Exercise details: Every line of the data must be copied exactly.

Data extract:

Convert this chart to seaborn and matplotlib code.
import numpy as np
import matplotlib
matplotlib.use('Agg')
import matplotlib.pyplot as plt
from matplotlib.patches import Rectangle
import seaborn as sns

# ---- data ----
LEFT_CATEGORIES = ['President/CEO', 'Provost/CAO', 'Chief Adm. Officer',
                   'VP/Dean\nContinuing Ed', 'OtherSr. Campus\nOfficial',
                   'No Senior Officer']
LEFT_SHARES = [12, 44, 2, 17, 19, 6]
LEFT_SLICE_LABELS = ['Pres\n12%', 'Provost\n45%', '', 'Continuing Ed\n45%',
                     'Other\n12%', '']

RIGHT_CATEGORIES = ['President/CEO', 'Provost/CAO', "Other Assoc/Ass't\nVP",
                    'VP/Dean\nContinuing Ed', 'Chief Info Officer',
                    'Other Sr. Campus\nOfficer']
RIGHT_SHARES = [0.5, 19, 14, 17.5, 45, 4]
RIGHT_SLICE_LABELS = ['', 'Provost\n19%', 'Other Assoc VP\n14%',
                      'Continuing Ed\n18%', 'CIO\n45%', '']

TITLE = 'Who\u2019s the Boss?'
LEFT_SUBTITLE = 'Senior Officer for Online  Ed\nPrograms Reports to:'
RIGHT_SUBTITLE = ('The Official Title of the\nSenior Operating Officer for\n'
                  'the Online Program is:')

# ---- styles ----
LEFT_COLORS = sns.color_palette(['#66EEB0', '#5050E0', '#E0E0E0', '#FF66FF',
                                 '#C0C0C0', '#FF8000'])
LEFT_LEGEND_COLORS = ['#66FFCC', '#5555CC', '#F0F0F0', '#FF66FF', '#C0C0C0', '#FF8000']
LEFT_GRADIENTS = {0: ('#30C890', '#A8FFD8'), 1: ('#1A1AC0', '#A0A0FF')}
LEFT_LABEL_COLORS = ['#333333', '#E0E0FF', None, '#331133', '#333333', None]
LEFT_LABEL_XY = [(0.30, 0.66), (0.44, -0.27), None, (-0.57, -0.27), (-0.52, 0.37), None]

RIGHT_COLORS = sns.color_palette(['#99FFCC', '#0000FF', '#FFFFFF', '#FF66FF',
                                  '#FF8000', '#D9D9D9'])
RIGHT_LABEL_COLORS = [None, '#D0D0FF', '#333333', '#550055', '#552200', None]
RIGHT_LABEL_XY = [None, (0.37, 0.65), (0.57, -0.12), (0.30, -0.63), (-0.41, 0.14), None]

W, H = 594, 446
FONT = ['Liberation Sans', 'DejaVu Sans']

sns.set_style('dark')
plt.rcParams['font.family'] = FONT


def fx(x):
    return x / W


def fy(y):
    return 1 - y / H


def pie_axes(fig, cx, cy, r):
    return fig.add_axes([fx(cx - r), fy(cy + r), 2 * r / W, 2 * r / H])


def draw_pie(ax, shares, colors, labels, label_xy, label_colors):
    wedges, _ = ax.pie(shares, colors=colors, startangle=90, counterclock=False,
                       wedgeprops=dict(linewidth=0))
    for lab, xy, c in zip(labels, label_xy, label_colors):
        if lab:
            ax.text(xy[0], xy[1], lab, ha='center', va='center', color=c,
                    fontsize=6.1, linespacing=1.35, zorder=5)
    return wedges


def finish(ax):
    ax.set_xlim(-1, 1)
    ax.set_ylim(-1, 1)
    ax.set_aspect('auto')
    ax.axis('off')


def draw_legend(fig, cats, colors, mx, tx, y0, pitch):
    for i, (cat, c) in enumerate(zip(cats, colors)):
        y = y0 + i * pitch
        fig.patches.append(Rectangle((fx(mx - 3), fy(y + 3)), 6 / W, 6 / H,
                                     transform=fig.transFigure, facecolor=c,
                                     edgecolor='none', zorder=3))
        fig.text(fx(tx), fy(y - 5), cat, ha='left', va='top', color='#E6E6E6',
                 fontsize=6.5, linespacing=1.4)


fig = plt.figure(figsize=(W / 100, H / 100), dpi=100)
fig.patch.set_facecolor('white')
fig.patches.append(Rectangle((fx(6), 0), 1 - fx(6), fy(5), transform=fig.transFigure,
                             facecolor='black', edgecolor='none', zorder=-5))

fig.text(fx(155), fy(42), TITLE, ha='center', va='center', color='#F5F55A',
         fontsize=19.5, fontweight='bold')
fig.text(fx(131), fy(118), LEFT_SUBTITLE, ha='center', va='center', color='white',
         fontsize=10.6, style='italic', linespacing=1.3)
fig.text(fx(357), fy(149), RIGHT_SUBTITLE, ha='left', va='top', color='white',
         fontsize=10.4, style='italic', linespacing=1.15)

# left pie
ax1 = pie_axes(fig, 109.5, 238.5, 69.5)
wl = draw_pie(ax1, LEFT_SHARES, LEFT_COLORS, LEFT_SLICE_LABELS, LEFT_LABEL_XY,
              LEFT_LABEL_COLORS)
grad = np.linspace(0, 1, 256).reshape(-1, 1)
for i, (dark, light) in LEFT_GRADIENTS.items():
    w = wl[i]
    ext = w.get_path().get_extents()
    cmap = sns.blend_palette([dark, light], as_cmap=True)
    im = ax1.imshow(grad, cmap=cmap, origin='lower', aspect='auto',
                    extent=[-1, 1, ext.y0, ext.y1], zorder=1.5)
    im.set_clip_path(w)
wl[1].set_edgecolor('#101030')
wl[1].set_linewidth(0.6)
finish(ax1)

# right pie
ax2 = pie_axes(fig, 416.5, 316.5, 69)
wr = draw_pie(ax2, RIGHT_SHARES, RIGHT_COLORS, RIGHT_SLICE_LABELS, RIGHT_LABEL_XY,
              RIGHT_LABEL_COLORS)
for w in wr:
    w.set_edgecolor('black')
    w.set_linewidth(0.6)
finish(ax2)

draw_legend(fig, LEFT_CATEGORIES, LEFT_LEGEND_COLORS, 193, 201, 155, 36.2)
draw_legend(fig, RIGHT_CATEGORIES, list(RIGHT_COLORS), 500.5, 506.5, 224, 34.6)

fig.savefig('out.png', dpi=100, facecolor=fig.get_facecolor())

Solution for this problem:
Convert this chart to seaborn and matplotlib code.
import numpy as np
import matplotlib
matplotlib.use('Agg')
import matplotlib.pyplot as plt
from matplotlib.patches import Rectangle
import seaborn as sns

# ---- data ----
LEFT_CATEGORIES = ['President/CEO', 'Provost/CAO', 'Chief Adm. Officer',
                   'VP/Dean\nContinuing Ed', 'OtherSr. Campus\nOfficial',
                   'No Senior Officer']
LEFT_SHARES = [12, 44, 2, 17, 19, 6]
LEFT_SLICE_LABELS = ['Pres\n12%', 'Provost\n45%', '', 'Continuing Ed\n45%',
                     'Other\n12%', '']

RIGHT_CATEGORIES = ['President/CEO', 'Provost/CAO', "Other Assoc/Ass't\nVP",
                    'VP/Dean\nContinuing Ed', 'Chief Info Officer',
                    'Other Sr. Campus\nOfficer']
RIGHT_SHARES = [0.5, 19, 14, 17.5, 45, 4]
RIGHT_SLICE_LABELS = ['', 'Provost\n19%', 'Other Assoc VP\n14%',
                      'Continuing Ed\n18%', 'CIO\n45%', '']

TITLE = 'Who\u2019s the Boss?'
LEFT_SUBTITLE = 'Senior Officer for Online  Ed\nPrograms Reports to:'
RIGHT_SUBTITLE = ('The Official Title of the\nSenior Operating Officer for\n'
                  'the Online Program is:')

# ---- styles ----
LEFT_COLORS = sns.color_palette(['#66EEB0', '#5050E0', '#E0E0E0', '#FF66FF',
                                 '#C0C0C0', '#FF8000'])
LEFT_LEGEND_COLORS = ['#66FFCC', '#5555CC', '#F0F0F0', '#FF66FF', '#C0C0C0', '#FF8000']
LEFT_GRADIENTS = {0: ('#30C890', '#A8FFD8'), 1: ('#1A1AC0', '#A0A0FF')}
LEFT_LABEL_COLORS = ['#333333', '#E0E0FF', None, '#331133', '#333333', None]
LEFT_LABEL_XY = [(0.30, 0.66), (0.44, -0.27), None, (-0.57, -0.27), (-0.52, 0.37), None]

RIGHT_COLORS = sns.color_palette(['#99FFCC', '#0000FF', '#FFFFFF', '#FF66FF',
                                  '#FF8000', '#D9D9D9'])
RIGHT_LABEL_COLORS = [None, '#D0D0FF', '#333333', '#550055', '#552200', None]
RIGHT_LABEL_XY = [None, (0.37, 0.65), (0.57, -0.12), (0.30, -0.63), (-0.41, 0.14), None]

W, H = 594, 446
FONT = ['Liberation Sans', 'DejaVu Sans']

sns.set_style('dark')
plt.rcParams['font.family'] = FONT


def fx(x):
    return x / W


def fy(y):
    return 1 - y / H


def pie_axes(fig, cx, cy, r):
    return fig.add_axes([fx(cx - r), fy(cy + r), 2 * r / W, 2 * r / H])


def draw_pie(ax, shares, colors, labels, label_xy, label_colors):
    wedges, _ = ax.pie(shares, colors=colors, startangle=90, counterclock=False,
                       wedgeprops=dict(linewidth=0))
    for lab, xy, c in zip(labels, label_xy, label_colors):
        if lab:
            ax.text(xy[0], xy[1], lab, ha='center', va='center', color=c,
                    fontsize=6.1, linespacing=1.35, zorder=5)
    return wedges


def finish(ax):
    ax.set_xlim(-1, 1)
    ax.set_ylim(-1, 1)
    ax.set_aspect('auto')
    ax.axis('off')


def draw_legend(fig, cats, colors, mx, tx, y0, pitch):
    for i, (cat, c) in enumerate(zip(cats, colors)):
        y = y0 + i * pitch
        fig.patches.append(Rectangle((fx(mx - 3), fy(y + 3)), 6 / W, 6 / H,
                                     transform=fig.transFigure, facecolor=c,
                                     edgecolor='none', zorder=3))
        fig.text(fx(tx), fy(y - 5), cat, ha='left', va='top', color='#E6E6E6',
                 fontsize=6.5, linespacing=1.4)


fig = plt.figure(figsize=(W / 100, H / 100), dpi=100)
fig.patch.set_facecolor('white')
fig.patches.append(Rectangle((fx(6), 0), 1 - fx(6), fy(5), transform=fig.transFigure,
                             facecolor='black', edgecolor='none', zorder=-5))

fig.text(fx(155), fy(42), TITLE, ha='center', va='center', color='#F5F55A',
         fontsize=19.5, fontweight='bold')
fig.text(fx(131), fy(118), LEFT_SUBTITLE, ha='center', va='center', color='white',
         fontsize=10.6, style='italic', linespacing=1.3)
fig.text(fx(357), fy(149), RIGHT_SUBTITLE, ha='left', va='top', color='white',
         fontsize=10.4, style='italic', linespacing=1.15)

# left pie
ax1 = pie_axes(fig, 109.5, 238.5, 69.5)
wl = draw_pie(ax1, LEFT_SHARES, LEFT_COLORS, LEFT_SLICE_LABELS, LEFT_LABEL_XY,
              LEFT_LABEL_COLORS)
grad = np.linspace(0, 1, 256).reshape(-1, 1)
for i, (dark, light) in LEFT_GRADIENTS.items():
    w = wl[i]
    ext = w.get_path().get_extents()
    cmap = sns.blend_palette([dark, light], as_cmap=True)
    im = ax1.imshow(grad, cmap=cmap, origin='lower', aspect='auto',
                    extent=[-1, 1, ext.y0, ext.y1], zorder=1.5)
    im.set_clip_path(w)
wl[1].set_edgecolor('#101030')
wl[1].set_linewidth(0.6)
finish(ax1)

# right pie
ax2 = pie_axes(fig, 416.5, 316.5, 69)
wr = draw_pie(ax2, RIGHT_SHARES, RIGHT_COLORS, RIGHT_SLICE_LABELS, RIGHT_LABEL_XY,
              RIGHT_LABEL_COLORS)
for w in wr:
    w.set_edgecolor('black')
    w.set_linewidth(0.6)
finish(ax2)

draw_legend(fig, LEFT_CATEGORIES, LEFT_LEGEND_COLORS, 193, 201, 155, 36.2)
draw_legend(fig, RIGHT_CATEGORIES, list(RIGHT_COLORS), 500.5, 506.5, 224, 34.6)

fig.savefig('out.png', dpi=100, facecolor=fig.get_facecolor())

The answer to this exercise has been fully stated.